→ **Collected material**
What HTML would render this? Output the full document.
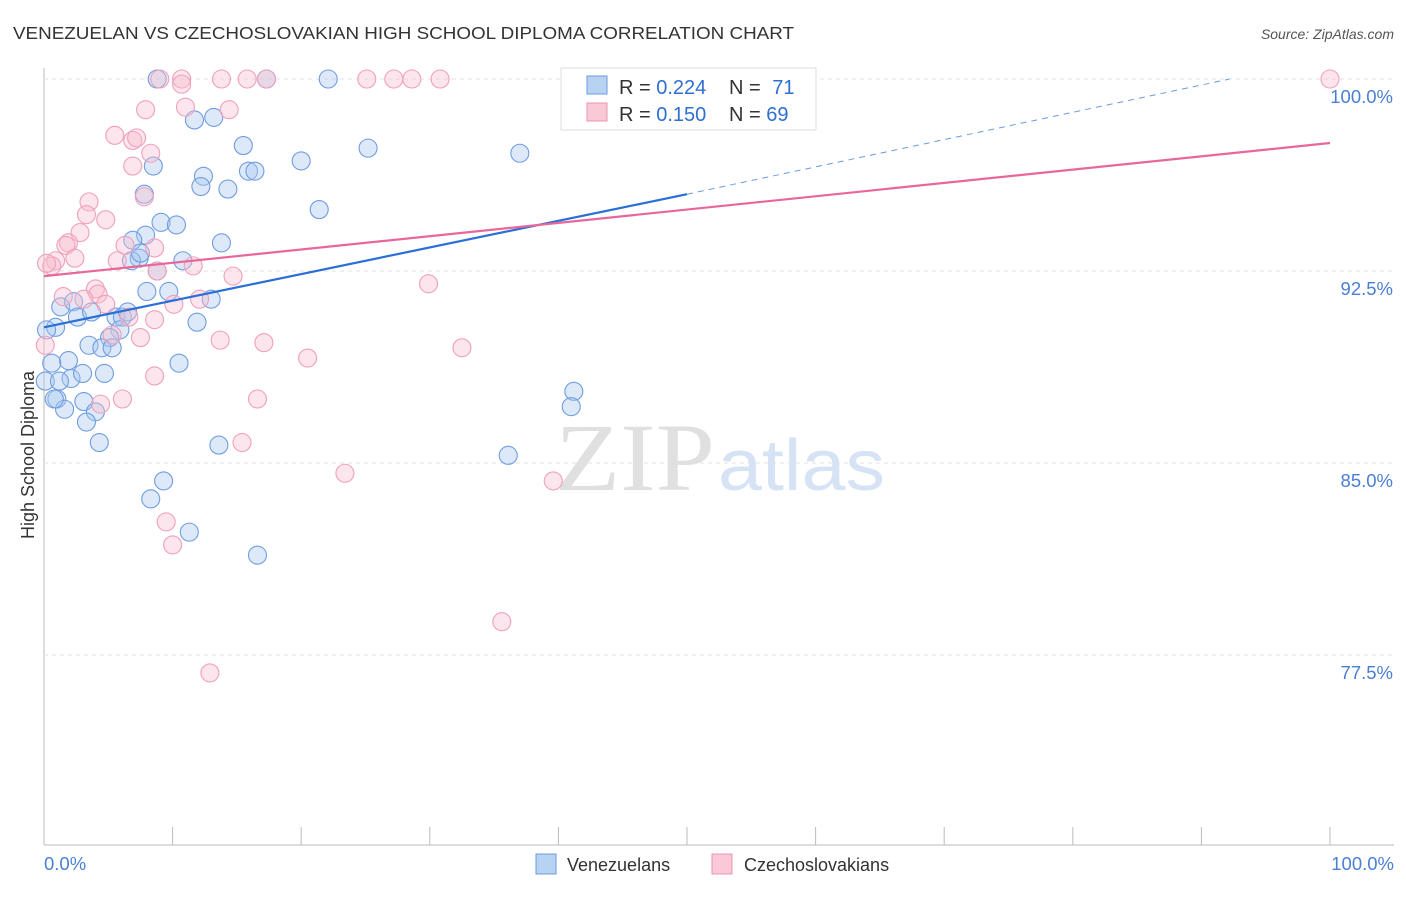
<!DOCTYPE html>
<html><head><meta charset="utf-8"><style>
body{margin:0;background:#fff;font-family:"Liberation Sans",sans-serif}
svg text{font-family:"Liberation Sans",sans-serif}
</style></head><body>
<svg id="c" width="1406" height="892">
<text x="13" y="39" font-size="17.5" fill="#333" textLength="781" lengthAdjust="spacingAndGlyphs">VENEZUELAN VS CZECHOSLOVAKIAN HIGH SCHOOL DIPLOMA CORRELATION CHART</text>
<text x="1394" y="39" font-size="14" fill="#555" font-style="italic" text-anchor="end">Source: ZipAtlas.com</text>
<text x="34" y="455" font-size="18" fill="#333" text-anchor="middle" transform="rotate(-90 34 455)">High School Diploma</text>
<text x="555" y="490" font-size="96" fill="#e0e0e0" font-family="Liberation Serif" textLength="160" lengthAdjust="spacingAndGlyphs" style="font-family:'Liberation Serif',serif">ZIP</text>
<text x="718" y="490" font-size="72" fill="#d6e3f5" textLength="167" lengthAdjust="spacingAndGlyphs">atlas</text>
<g id="grid"></g><g id="pts"></g><g id="lines"></g>
<g>
<rect x="561" y="68" width="255" height="62" fill="#fff" stroke="#ddd"/>
<rect x="587" y="76" width="20" height="18" fill="#b8d2f2" stroke="#6a9be0"/>
<rect x="587" y="103" width="20" height="18" fill="#f9c9d7" stroke="#ee93b0"/>
<text x="619" y="94" font-size="20" fill="#333">R = <tspan fill="#2f6fd0">0.224</tspan></text>
<text x="729" y="94" font-size="20" fill="#333">N = <tspan fill="#2f6fd0" dx="6">71</tspan></text>
<text x="619" y="121" font-size="20" fill="#333">R = <tspan fill="#2f6fd0">0.150</tspan></text>
<text x="729" y="121" font-size="20" fill="#333">N = <tspan fill="#2f6fd0">69</tspan></text>
</g>
<g>
<rect x="536" y="854" width="20" height="20" fill="#b8d2f2" stroke="#6a9be0"/>
<text x="567" y="871" font-size="18" fill="#333">Venezuelans</text>
<rect x="712" y="854" width="20" height="20" fill="#f9c9d7" stroke="#ee93b0"/>
<text x="744" y="871" font-size="18" fill="#333">Czechoslovakians</text>
</g>
</svg>
<script>
const yTicks=[100,92.5,85,77.5];
const yTickLabels=["100.0%","92.5%","85.0%","77.5%"];
const xTickLabels=["0.0%","100.0%"];
const blueX=[8.8,17.3,22.1,11.7,13.2,15.5,8.5,25.2,37.0,20.0,15.9,16.4,12.4,12.2,14.3,7.8,21.4,9.1,10.3,7.9,6.9,13.8,7.4,6.8,10.8,8.8,8.0,9.7,13.0,1.3,2.3,2.6,3.7,0.9,5.6,6.1,6.5,11.9,5.9,5.1,3.5,4.5,5.3,1.9,0.6,2.1,4.7,10.5,3.0,1.0,3.1,1.6,4.0,3.3,4.3,13.6,41.2,41.0,36.1,9.3,8.3,11.3,16.6,0.2,0.1,7.5,1.2,0.8];
const blueY=[100,100,100,98.4,98.5,97.4,96.6,97.3,97.1,96.8,96.4,96.4,96.2,95.8,95.7,95.5,94.9,94.4,94.3,93.9,93.7,93.6,93.0,92.9,92.9,92.5,91.7,91.7,91.4,91.1,91.3,90.7,90.9,90.3,90.7,90.7,90.9,90.5,90.2,89.9,89.6,89.5,89.5,89.0,88.9,88.3,88.5,88.9,88.5,87.5,87.4,87.1,87.0,86.6,85.8,85.7,87.8,87.2,85.3,84.3,83.6,82.3,81.4,90.2,88.2,93.2,88.2,87.5];
const pinkX=[9.0,10.7,10.7,13.8,15.8,25.1,27.2,28.6,30.8,17.3,100,7.9,11.0,14.4,5.5,6.9,7.2,8.3,6.9,7.8,3.5,3.3,4.8,2.8,1.9,1.7,6.3,8.6,0.9,0.6,2.4,0.2,5.7,8.8,11.6,14.7,29.9,1.5,4.0,4.2,3.1,4.8,10.1,12.1,8.6,6.6,5.3,7.5,13.7,17.1,20.5,32.5,0.1,8.6,4.4,6.1,16.6,15.4,23.4,39.6,9.5,10.0,35.6,12.9];
const pinkY=[100,100,99.8,100,100,100,100,100,100,100,100,98.8,98.9,98.8,97.8,97.6,97.7,97.1,96.6,95.4,95.2,94.7,94.5,94.0,93.6,93.5,93.5,93.4,92.9,92.7,93.0,92.8,92.9,92.5,92.7,92.3,92.0,91.5,91.8,91.6,91.4,91.2,91.2,91.4,90.6,90.7,90.0,89.9,89.8,89.7,89.1,89.5,89.6,88.4,87.3,87.5,87.5,85.8,84.6,84.3,82.7,81.8,78.8,76.8];
const blueTrend=[[0,90.3],[50,95.5]];
const blueDash=[[50,95.5],[92.2,100]];
const pinkTrend=[[0,92.3],[100,97.5]];
const NS="http://www.w3.org/2000/svg";
const X=v=>44+v*12.86, Y=v=>79+(100-v)*25.6;
function mk(t,a,p){const e=document.createElementNS(NS,t);for(const k in a)e.setAttribute(k,a[k]);p.appendChild(e);return e;}
const svg=document.getElementById('c'),grid=document.getElementById('grid'),pts=document.getElementById('pts'),lines=document.getElementById('lines');
let ax=mk('line',{x1:44,y1:68,x2:44,y2:845,stroke:'#bbb'},grid);


let bx=mk('line',{x1:44,y1:845,x2:1394,y2:845,stroke:'#bbb'},grid);


yTicks.forEach((v,i)=>{
 const g=mk('line',{x1:44,y1:Y(v),x2:1394,y2:Y(v),stroke:'#e2e2e2','stroke-dasharray':'4 4'},grid);
 
 
 const t=mk('text',{x:1393,y:Y(v)+24,'font-size':18.5,fill:'#4a7fd4','text-anchor':'end'},grid);t.textContent=yTickLabels[i];
 
 
});
for(let i=1;i<=10;i++){const x=44+i*128.6;const t=mk('line',{x1:x,y1:827,x2:x,y2:845,stroke:'#bbb'},grid);
 
 }
[[0,'start',44],[1,'end',1394]].forEach(([i,a,x])=>{const t=mk('text',{x:x,y:870,'font-size':18.5,fill:'#4a7fd4','text-anchor':a},grid);t.textContent=xTickLabels[i];
 
 });
blueX.forEach((v,i)=>{const c=mk('circle',{cx:X(v),cy:Y(blueY[i]),r:9,fill:'rgba(170,200,240,0.4)',stroke:'#6f9de0','stroke-width':1.1},pts);
 
 });
pinkX.forEach((v,i)=>{const c=mk('circle',{cx:X(v),cy:Y(pinkY[i]),r:9,fill:'rgba(248,190,208,0.4)',stroke:'#f0a0ba','stroke-width':1.1},pts);
 
 });
let l=mk('line',{x1:X(blueTrend[0][0]),y1:Y(blueTrend[0][1]),x2:X(blueTrend[1][0]),y2:Y(blueTrend[1][1]),stroke:'#2a6fd6','stroke-width':2.2},lines);


l=mk('line',{x1:X(blueDash[0][0]),y1:Y(blueDash[0][1]),x2:X(blueDash[1][0]),y2:Y(blueDash[1][1]),stroke:'#6a9be0','stroke-width':1,'stroke-dasharray':'6 5'},lines);


l=mk('line',{x1:X(pinkTrend[0][0]),y1:Y(pinkTrend[0][1]),x2:X(pinkTrend[1][0]),y2:Y(pinkTrend[1][1]),stroke:'#e8679a','stroke-width':2.2},lines);


</script>
</body></html>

→ **Short task**
Except for the pictures, print the data above exactly.

→ **Full output**
What HTML would render this? Output the full document.
<!DOCTYPE html>
<html><head><meta charset="utf-8"><style>
body{margin:0;background:#fff;font-family:"Liberation Sans",sans-serif}
svg text{font-family:"Liberation Sans",sans-serif}
</style></head><body>
<svg id="c" width="1406" height="892">
<text x="13" y="39" font-size="17.5" fill="#333" textLength="781" lengthAdjust="spacingAndGlyphs">VENEZUELAN VS CZECHOSLOVAKIAN HIGH SCHOOL DIPLOMA CORRELATION CHART</text>
<text x="1394" y="39" font-size="14" fill="#555" font-style="italic" text-anchor="end">Source: ZipAtlas.com</text>
<text x="34" y="455" font-size="18" fill="#333" text-anchor="middle" transform="rotate(-90 34 455)">High School Diploma</text>
<text x="555" y="490" font-size="96" fill="#e0e0e0" font-family="Liberation Serif" textLength="160" lengthAdjust="spacingAndGlyphs" style="font-family:'Liberation Serif',serif">ZIP</text>
<text x="718" y="490" font-size="72" fill="#d6e3f5" textLength="167" lengthAdjust="spacingAndGlyphs">atlas</text>
<g id="grid"></g><g id="pts"></g><g id="lines"></g>
<g>
<rect x="561" y="68" width="255" height="62" fill="#fff" stroke="#ddd"/>
<rect x="587" y="76" width="20" height="18" fill="#b8d2f2" stroke="#6a9be0"/>
<rect x="587" y="103" width="20" height="18" fill="#f9c9d7" stroke="#ee93b0"/>
<text x="619" y="94" font-size="20" fill="#333">R = <tspan fill="#2f6fd0">0.224</tspan></text>
<text x="729" y="94" font-size="20" fill="#333">N = <tspan fill="#2f6fd0" dx="6">71</tspan></text>
<text x="619" y="121" font-size="20" fill="#333">R = <tspan fill="#2f6fd0">0.150</tspan></text>
<text x="729" y="121" font-size="20" fill="#333">N = <tspan fill="#2f6fd0">69</tspan></text>
</g>
<g>
<rect x="536" y="854" width="20" height="20" fill="#b8d2f2" stroke="#6a9be0"/>
<text x="567" y="871" font-size="18" fill="#333">Venezuelans</text>
<rect x="712" y="854" width="20" height="20" fill="#f9c9d7" stroke="#ee93b0"/>
<text x="744" y="871" font-size="18" fill="#333">Czechoslovakians</text>
</g>
</svg>
<script>
const yTicks=[100,92.5,85,77.5];
const yTickLabels=["100.0%","92.5%","85.0%","77.5%"];
const xTickLabels=["0.0%","100.0%"];
const blueX=[8.8,17.3,22.1,11.7,13.2,15.5,8.5,25.2,37.0,20.0,15.9,16.4,12.4,12.2,14.3,7.8,21.4,9.1,10.3,7.9,6.9,13.8,7.4,6.8,10.8,8.8,8.0,9.7,13.0,1.3,2.3,2.6,3.7,0.9,5.6,6.1,6.5,11.9,5.9,5.1,3.5,4.5,5.3,1.9,0.6,2.1,4.7,10.5,3.0,1.0,3.1,1.6,4.0,3.3,4.3,13.6,41.2,41.0,36.1,9.3,8.3,11.3,16.6,0.2,0.1,7.5,1.2,0.8];
const blueY=[100,100,100,98.4,98.5,97.4,96.6,97.3,97.1,96.8,96.4,96.4,96.2,95.8,95.7,95.5,94.9,94.4,94.3,93.9,93.7,93.6,93.0,92.9,92.9,92.5,91.7,91.7,91.4,91.1,91.3,90.7,90.9,90.3,90.7,90.7,90.9,90.5,90.2,89.9,89.6,89.5,89.5,89.0,88.9,88.3,88.5,88.9,88.5,87.5,87.4,87.1,87.0,86.6,85.8,85.7,87.8,87.2,85.3,84.3,83.6,82.3,81.4,90.2,88.2,93.2,88.2,87.5];
const pinkX=[9.0,10.7,10.7,13.8,15.8,25.1,27.2,28.6,30.8,17.3,100,7.9,11.0,14.4,5.5,6.9,7.2,8.3,6.9,7.8,3.5,3.3,4.8,2.8,1.9,1.7,6.3,8.6,0.9,0.6,2.4,0.2,5.7,8.8,11.6,14.7,29.9,1.5,4.0,4.2,3.1,4.8,10.1,12.1,8.6,6.6,5.3,7.5,13.7,17.1,20.5,32.5,0.1,8.6,4.4,6.1,16.6,15.4,23.4,39.6,9.5,10.0,35.6,12.9];
const pinkY=[100,100,99.8,100,100,100,100,100,100,100,100,98.8,98.9,98.8,97.8,97.6,97.7,97.1,96.6,95.4,95.2,94.7,94.5,94.0,93.6,93.5,93.5,93.4,92.9,92.7,93.0,92.8,92.9,92.5,92.7,92.3,92.0,91.5,91.8,91.6,91.4,91.2,91.2,91.4,90.6,90.7,90.0,89.9,89.8,89.7,89.1,89.5,89.6,88.4,87.3,87.5,87.5,85.8,84.6,84.3,82.7,81.8,78.8,76.8];
const blueTrend=[[0,90.3],[50,95.5]];
const blueDash=[[50,95.5],[92.2,100]];
const pinkTrend=[[0,92.3],[100,97.5]];
const NS="http://www.w3.org/2000/svg";
const X=v=>44+v*12.86, Y=v=>79+(100-v)*25.6;
function mk(t,a,p){const e=document.createElementNS(NS,t);for(const k in a)e.setAttribute(k,a[k]);p.appendChild(e);return e;}
const svg=document.getElementById('c'),grid=document.getElementById('grid'),pts=document.getElementById('pts'),lines=document.getElementById('lines');
let ax=mk('line',{x1:44,y1:68,x2:44,y2:845,stroke:'#bbb'},grid);


let bx=mk('line',{x1:44,y1:845,x2:1394,y2:845,stroke:'#bbb'},grid);


yTicks.forEach((v,i)=>{
 const g=mk('line',{x1:44,y1:Y(v),x2:1394,y2:Y(v),stroke:'#e2e2e2','stroke-dasharray':'4 4'},grid);
 
 
 const t=mk('text',{x:1393,y:Y(v)+24,'font-size':18.5,fill:'#4a7fd4','text-anchor':'end'},grid);t.textContent=yTickLabels[i];
 
 
});
for(let i=1;i<=10;i++){const x=44+i*128.6;const t=mk('line',{x1:x,y1:827,x2:x,y2:845,stroke:'#bbb'},grid);
 
 }
[[0,'start',44],[1,'end',1394]].forEach(([i,a,x])=>{const t=mk('text',{x:x,y:870,'font-size':18.5,fill:'#4a7fd4','text-anchor':a},grid);t.textContent=xTickLabels[i];
 
 });
blueX.forEach((v,i)=>{const c=mk('circle',{cx:X(v),cy:Y(blueY[i]),r:9,fill:'rgba(170,200,240,0.4)',stroke:'#6f9de0','stroke-width':1.1},pts);
 
 });
pinkX.forEach((v,i)=>{const c=mk('circle',{cx:X(v),cy:Y(pinkY[i]),r:9,fill:'rgba(248,190,208,0.4)',stroke:'#f0a0ba','stroke-width':1.1},pts);
 
 });
let l=mk('line',{x1:X(blueTrend[0][0]),y1:Y(blueTrend[0][1]),x2:X(blueTrend[1][0]),y2:Y(blueTrend[1][1]),stroke:'#2a6fd6','stroke-width':2.2},lines);


l=mk('line',{x1:X(blueDash[0][0]),y1:Y(blueDash[0][1]),x2:X(blueDash[1][0]),y2:Y(blueDash[1][1]),stroke:'#6a9be0','stroke-width':1,'stroke-dasharray':'6 5'},lines);


l=mk('line',{x1:X(pinkTrend[0][0]),y1:Y(pinkTrend[0][1]),x2:X(pinkTrend[1][0]),y2:Y(pinkTrend[1][1]),stroke:'#e8679a','stroke-width':2.2},lines);


</script>
</body></html>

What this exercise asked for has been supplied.